During the period of ten years, from 1950 to 1960, the act was amended twelve times just to accommodate the recommendations of the Planning Commission. As has been pointed out, it adopted the concept of family holding as a yard-stick for enforcing the provisions of ceiling of landholdings act. The area of a family holding so determined for different classes of land in different local areas was expected to yield an assured income of Rs. 800 per year to a family of five members. The tenant cannot be evicted at the sweet will of the landholder. He can be evicted only under certain specific categories of default or due to his own voluntary surrender.

In Bhir district there were 20,242 protected tenants in 1950 who cultivated a little or more than 2,82,437 acres. The number of declared owners under sections 37 and 37-A is 26,166 covering an area of 4,76,021 acres. The number of protected tenants on whom ownership rights under section 38-E of the Act has been conferred is 5,772 involving an area of 65,704 acres. The number of tenants who are allowed to purchase lands under their tenancy, under section 38 A is 91 involving an area of 1406 acres. The declared owners who were dispossessed are being given back possession of the declared lands and so far the number of such protected tenants is 891 involving an area of 7,226 acres.

In the same years, 5,772 tenants were declared as owners under section 38-E of the Act. They cultivated an area of over 65,704 acres.

From 1950 to 1960, 19,066 cases were filed under the Tenancy Act. Out of these, 17,324 cases were disposed of and 1,742 remained undecided. Of the cases disposed 11,931 were decided in favour of tenants and 5,221 cases against him.

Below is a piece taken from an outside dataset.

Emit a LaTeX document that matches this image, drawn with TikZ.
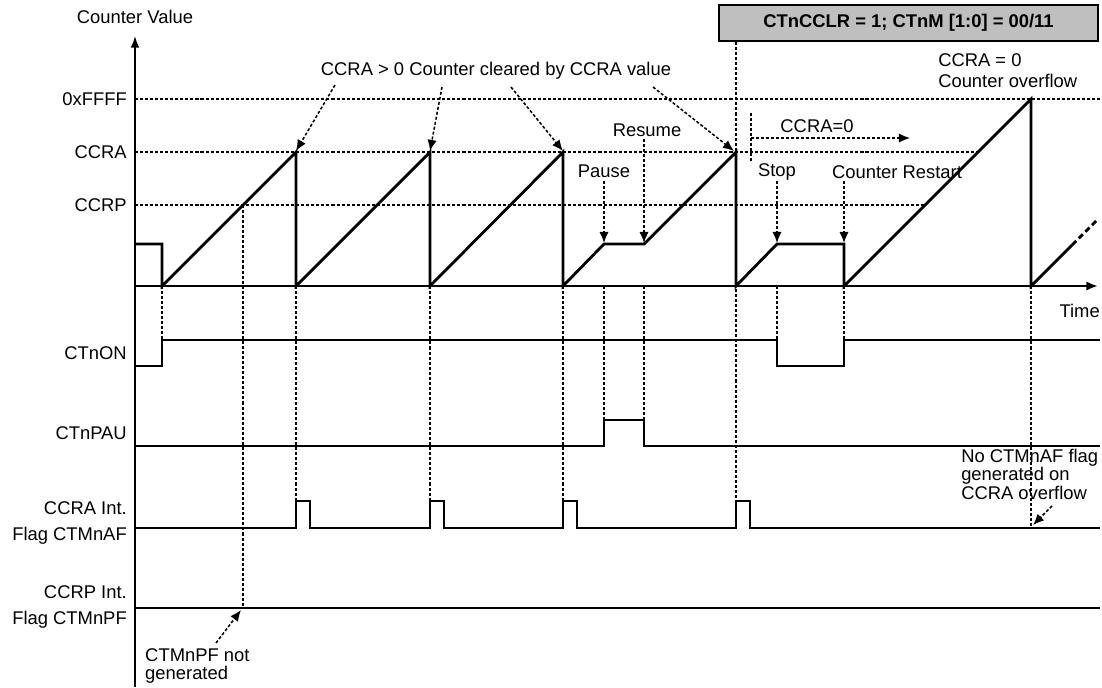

The tenancy act provides for the mechanism to enable the tenants to become owners of the land they themselves cultivate. They are entitled to purchase at concessional prices, so much of the land, as would raise their holding to make it a family holding. At the same time, landlords also have been protected by ensuring that the land left with them after such a purchase would not be less than a family holding. The tenants are allowed to effectd payments in resonable instalments. In case a tenant desire to purchase more land than what he is entitled to, he can do so at the market price, but subject to the maximum of three family holdings. In order to avoid illegal transfers of land, the government has prescribed a scale of penalty for transfer after 8.6.1958, that is, after the commencement of the amended act of 1957.